A replacement banknote, commonly referred to as a star note, is a banknote that is printed to replace a faulty one and is used as a control mechanism for governments or monetary authorities to know the exact number of banknotes being printed. Also, since no two serial numbers can be the same, the bill is simply reprinted with a symbol in the serial number, identifying it as a replacement for an error note. Replacement bills have different symbols to mark the error around the world, although the most popular examples are "star notes".

Description
As quality control finds defective notes in the printing process after the serial number has been overprinted, they are taken out with their serial number written down and replaced with another banknote printed specifically for this purpose, so that the number of banknotes being printed stays the same in each production batch. This saves time and money compared to re-printing exactly the same serial number that was used before. It is rare that the replacement banknote has the same serial number as the original faulty one. A replacement note will have its own serial-numbering system that separates it from the normal numbering system.
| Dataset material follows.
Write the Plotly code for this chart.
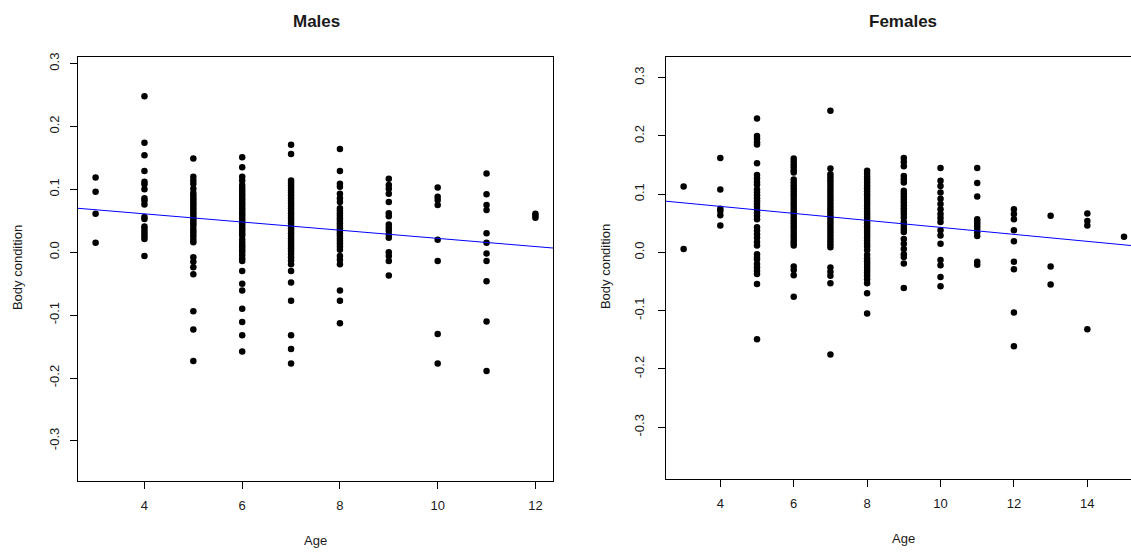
import numpy as np
import plotly.graph_objects as go

# ---- Males: body condition by age ----
male_ages = [3, 4, 5, 6, 7, 8, 9, 10, 11, 12]
male_bc = {
    3: [0.119, 0.096, 0.061, 0.015],
    4: [0.248, 0.174, 0.154, 0.129, 0.112, 0.108, 0.100, 0.086, 0.082, 0.076,
        0.056, 0.053, 0.041, 0.037, 0.033, 0.029, 0.025, 0.021, -0.006],
    5: [0.149, 0.120, 0.114, 0.109, 0.101, 0.094, 0.090, 0.086, 0.082, 0.078,
        0.074, 0.070, 0.066, 0.062, 0.058, 0.054, 0.050, 0.046, 0.042, 0.037,
        0.033, 0.029, 0.025, 0.020, 0.016, -0.008, -0.015, -0.024, -0.035,
        -0.094, -0.123, -0.173],
    6: [0.151, 0.135, 0.120, 0.114, 0.107, 0.102, 0.098, 0.094, 0.090, 0.086,
        0.082, 0.078, 0.074, 0.070, 0.066, 0.062, 0.058, 0.054, 0.050, 0.046,
        0.042, 0.038, 0.034, 0.030, 0.026, 0.020, 0.015, 0.011, 0.007, 0.003,
        -0.001, -0.005, -0.010, -0.014, -0.030, -0.050, -0.061, -0.090,
        -0.111, -0.132, -0.158],
    7: [0.171, 0.156, 0.114, 0.110, 0.106, 0.102, 0.098, 0.094, 0.090, 0.086,
        0.082, 0.078, 0.074, 0.070, 0.066, 0.062, 0.058, 0.054, 0.050, 0.046,
        0.042, 0.038, 0.034, 0.030, 0.026, 0.022, 0.018, 0.014, 0.010, 0.006,
        0.002, -0.003, -0.008, -0.013, -0.019, -0.030, -0.048, -0.077,
        -0.132, -0.154, -0.177],
    8: [0.164, 0.129, 0.109, 0.104, 0.093, 0.086, 0.080, 0.070, 0.066, 0.062,
        0.058, 0.054, 0.050, 0.046, 0.042, 0.038, 0.034, 0.030, 0.026, 0.022,
        0.018, 0.014, 0.009, 0.004, -0.006, -0.012, -0.019, -0.061, -0.077,
        -0.113],
    9: [0.117, 0.107, 0.101, 0.093, 0.080, 0.062, 0.057, 0.044, 0.039, 0.034,
        0.028, 0.023, 0.000, -0.006, -0.014, -0.037],
    10: [0.103, 0.088, 0.083, 0.075, 0.020, -0.014, -0.130, -0.177],
    11: [0.125, 0.092, 0.075, 0.067, 0.030, 0.015, -0.002, -0.014, -0.046,
         -0.110, -0.189],
    12: [0.061, 0.058, 0.055],
}
male_intercept = 0.087
male_slope = -0.0065

# ---- Females: body condition by age ----
female_ages = [3, 4, 5, 6, 7, 8, 9, 10, 11, 12, 13, 14, 15]
female_bc = {
    3: [0.113, 0.006],
    4: [0.162, 0.108, 0.075, 0.071, 0.064, 0.046],
    5: [0.230, 0.200, 0.195, 0.189, 0.185, 0.153, 0.133, 0.127, 0.121, 0.116,
        0.108, 0.103, 0.098, 0.093, 0.088, 0.083, 0.078, 0.073, 0.068, 0.063,
        0.057, 0.043, 0.037, 0.031, 0.025, 0.018, 0.012, -0.003, -0.008,
        -0.012, -0.020, -0.026, -0.032, -0.037, -0.054, -0.149],
    6: [0.161, 0.156, 0.151, 0.146, 0.141, 0.137, 0.125, 0.120, 0.115, 0.110,
        0.105, 0.100, 0.095, 0.090, 0.085, 0.080, 0.075, 0.070, 0.065, 0.060,
        0.055, 0.050, 0.045, 0.040, 0.035, 0.030, 0.025, 0.020, 0.016, 0.012,
        -0.024, -0.030, -0.039, -0.076],
    7: [0.243, 0.144, 0.134, 0.129, 0.124, 0.119, 0.114, 0.109, 0.104, 0.099,
        0.094, 0.089, 0.084, 0.079, 0.074, 0.069, 0.064, 0.059, 0.054, 0.049,
        0.044, 0.039, 0.034, 0.029, 0.024, 0.019, 0.014, 0.009, -0.026,
        -0.033, -0.040, -0.053, -0.175],
    8: [0.140, 0.135, 0.130, 0.125, 0.120, 0.115, 0.110, 0.105, 0.100, 0.095,
        0.090, 0.085, 0.080, 0.075, 0.070, 0.065, 0.060, 0.055, 0.050, 0.045,
        0.040, 0.035, 0.030, 0.025, 0.020, 0.015, 0.010, 0.004, -0.004,
        -0.010, -0.015, -0.020, -0.025, -0.030, -0.035, -0.040, -0.046,
        -0.053, -0.070, -0.105],
    9: [0.162, 0.155, 0.148, 0.131, 0.125, 0.120, 0.106, 0.101, 0.096, 0.091,
        0.086, 0.081, 0.076, 0.071, 0.066, 0.060, 0.052, 0.046, 0.040, 0.035,
        0.023, 0.015, 0.006, -0.003, -0.008, -0.019, -0.061],
    10: [0.145, 0.123, 0.114, 0.103, 0.092, 0.083, 0.074, 0.066, 0.059, 0.052,
         0.038, 0.029, 0.015, -0.013, -0.022, -0.042, -0.058],
    11: [0.145, 0.119, 0.096, 0.057, 0.053, 0.049, 0.045, 0.040, 0.034, 0.028,
         -0.016, -0.021],
    12: [0.074, 0.066, 0.057, 0.038, 0.019, -0.016, -0.029, -0.103, -0.161],
    13: [0.063, -0.024, -0.055],
    14: [0.067, 0.054, 0.046, -0.132],
    15: [0.027],
}
female_intercept = 0.103
female_slope = -0.0060

x_ticks_m = [4, 6, 8, 10, 12]
x_ticks_f = [4, 6, 8, 10, 12, 14]
y_ticks = [-0.3, -0.2, -0.1, 0.0, 0.1, 0.2, 0.3]
y_tick_text = ["-0.3", "-0.2", "-0.1", "0.0", "0.1", "0.2", "0.3"]

x_range_m = [2.64, 12.36]
y_range_m = [-0.363, 0.311]
x_range_f = [2.52, 15.19]
y_range_f = [-0.388, 0.336]

W, H = 1131, 552
FONT = "Liberation Sans, Arial, sans-serif"
TXT = "#1a1a1a"


def flatten(groups, ages):
    xs, ys = [], []
    for a in ages:
        for v in groups[a]:
            xs.append(a)
            ys.append(v)
    return xs, ys


fig = go.Figure()

mx, my = flatten(male_bc, male_ages)
fx, fy = flatten(female_bc, female_ages)

marker = dict(color="black", size=6.5, line=dict(width=0))
fig.add_trace(go.Scatter(x=mx, y=my, mode="markers", marker=marker,
                         xaxis="x", yaxis="y", showlegend=False))
fig.add_trace(go.Scatter(x=fx, y=fy, mode="markers", marker=marker,
                         xaxis="x2", yaxis="y2", showlegend=False))

# fitted lines spanning the full plotting region
lx_m = np.array(x_range_m)
lx_f = np.array(x_range_f)
fig.add_trace(go.Scatter(x=lx_m, y=male_intercept + male_slope * lx_m,
                         mode="lines", line=dict(color="#0000ff", width=1),
                         xaxis="x", yaxis="y", showlegend=False))
fig.add_trace(go.Scatter(x=lx_f, y=female_intercept + female_slope * lx_f,
                         mode="lines", line=dict(color="#0000ff", width=1),
                         xaxis="x2", yaxis="y2", showlegend=False))

axis_common = dict(
    showgrid=False, zeroline=False, showline=True, linecolor="black",
    linewidth=1, ticks="outside", ticklen=7, tickwidth=1, tickcolor="black",
    tickfont=dict(family=FONT, size=13, color=TXT),
)

left_dom_x = [78 / W, 553 / W]
left_dom_y = [(H - 480) / H, (H - 53) / H]
right_dom_x = [666 / W, 1.0]
right_dom_y = [(H - 478) / H, (H - 53) / H]

fig.update_layout(
    width=W, height=H,
    margin=dict(l=0, r=0, t=0, b=0),
    paper_bgcolor="white", plot_bgcolor="white",
    xaxis=dict(axis_common, domain=left_dom_x, range=x_range_m,
               tickvals=x_ticks_m, mirror=True, anchor="y",
               ticklabelstandoff=6),
    yaxis=dict(axis_common, domain=left_dom_y, range=y_range_m,
               tickvals=y_ticks, ticktext=y_tick_text, tickangle=-90,
               mirror=True, anchor="x", ticklabelstandoff=6),
    xaxis2=dict(axis_common, domain=right_dom_x, range=x_range_f,
                tickvals=x_ticks_f, mirror=True, anchor="y2",
                ticklabelstandoff=6),
    yaxis2=dict(axis_common, domain=right_dom_y, range=y_range_f,
                tickvals=y_ticks, ticktext=y_tick_text, tickangle=-90,
                mirror=False, anchor="x2", ticklabelstandoff=9),
)


def px_x(p):
    return p / W


def px_y(p):
    return 1 - p / H


annotations = [
    dict(text="<b>Males</b>", x=px_x(316), y=px_y(18), size=17),
    dict(text="<b>Females</b>", x=px_x(903), y=px_y(18), size=17),
    dict(text="Age", x=px_x(315.5), y=px_y(540), size=13),
    dict(text="Age", x=px_x(903), y=px_y(538), size=13),
]
for a in annotations:
    fig.add_annotation(text=a["text"], x=a["x"], y=a["y"], xref="paper",
                       yref="paper", showarrow=False, xanchor="center",
                       yanchor="middle",
                       font=dict(family=FONT, size=a["size"], color=TXT))

for xpix, ypix in [(17, 266), (605, 265)]:
    fig.add_annotation(text="Body condition", x=px_x(xpix), y=px_y(ypix),
                       xref="paper", yref="paper", showarrow=False,
                       textangle=-90, xanchor="center", yanchor="middle",
                       font=dict(family=FONT, size=13, color=TXT))

fig.write_html("out.html")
Examples of marker by countries
 The United States, India and the Philippines use the "★" in the serial number to mark a replacement banknote. These are known as "star notes". These were also used by Australia until 1972.
 Canada used "✽" at the beginning of serial numbers on its replacement banknotes until 1975. They are known as "asterisk notes". Some later issues use prefixes with "33" or "X" to mark replacement banknotes.
 Argentina uses "R" in the serial number to mark replacement banknotes.
 The Bahamas, Sri Lanka, Malaysia and Guatemala use "Z" in the serial number to mark replacement banknotes. 
 Scotland, Hong Kong and Mongolia use "ZZ" in the serial number to mark replacement banknotes.
 Singapore uses "Z/0" in the serial number to mark replacement banknotes.
 Indonesia uses "X" in the serial number to mark replacement banknotes.
 Iraq uses prefix "Letter/99" in the serial number to mark replacement banknotes.
 Zambia uses "X3" in the serial number to mark replacement polymer banknotes.
 Thailand uses "5 OS" in the serial number to mark replacement polymer banknotes.
 Serbia uses "ZA" in the serial number to mark replacement banknotes.
 Nigeria uses "DZ" in the serial number to mark replacement banknotes.

Different countries may also have their own numbering or marking schemes. There is no guaranteed way to know the rarity of replacement banknotes as they are only introduced to replace defective ones. Some banknote collectors go after these rather unusual banknotes as their specialty. Both paper and polymer replacement notes exist as this control mechanism.

Star note
A star note is also a bank note that has an asterisk (*), or star, after the serial number. Many early issues carried the star in front of the serial number.  These have been used by various countries around the world including Australia and the United States. In the US, the Bureau of Engraving and Printing inspects currency for printing errors prior to releasing notes into general circulation. When notes are discovered that have been printed incorrectly (such as having the serial numbers upside down, etc.) the misprinted "error notes" are replaced with star notes because no two bills within a certain series can be produced with the same serial number. They are used to maintain a correct count of notes in a serial number run. By their nature, star notes are more scarce than notes with standard serial numbers and as such are widely collected by notaphilists. Some of the highest prices paid for modern (post-1928) U.S. banknotes have been for star notes.

A star note was also substituted for the last note in a block rather than printing a note with a serial number consisting of eight zeros. This practice is no longer in use, as the highest range of serial numbers is now reserved for uncut sheets sold to collectors, so regular notes intended for circulation do not reach the final serial number in the block.

Pre-star replacement note
Before the asterisk (*), or star, was introduced in the United States in 1910, there was no identifier that distinguished notes that had been replaced due to printing errors, and thus these replacements went largely unnoticed. Beginning in 1903, the advent of the rotary press improved production by applying all eight serial numbers in a single pass, unlike the prior paging machine, which applied one number at a time.  While the rotary press improved production, it was counterproductive to use to print a single replacement sheet, thus the older paging machines were retained and used to make replacements.  Due to the distinctive font differences between these two processes, replacement notes, pre-star, can be identified based on several factors including year of printing and close examination of the printed serial number font.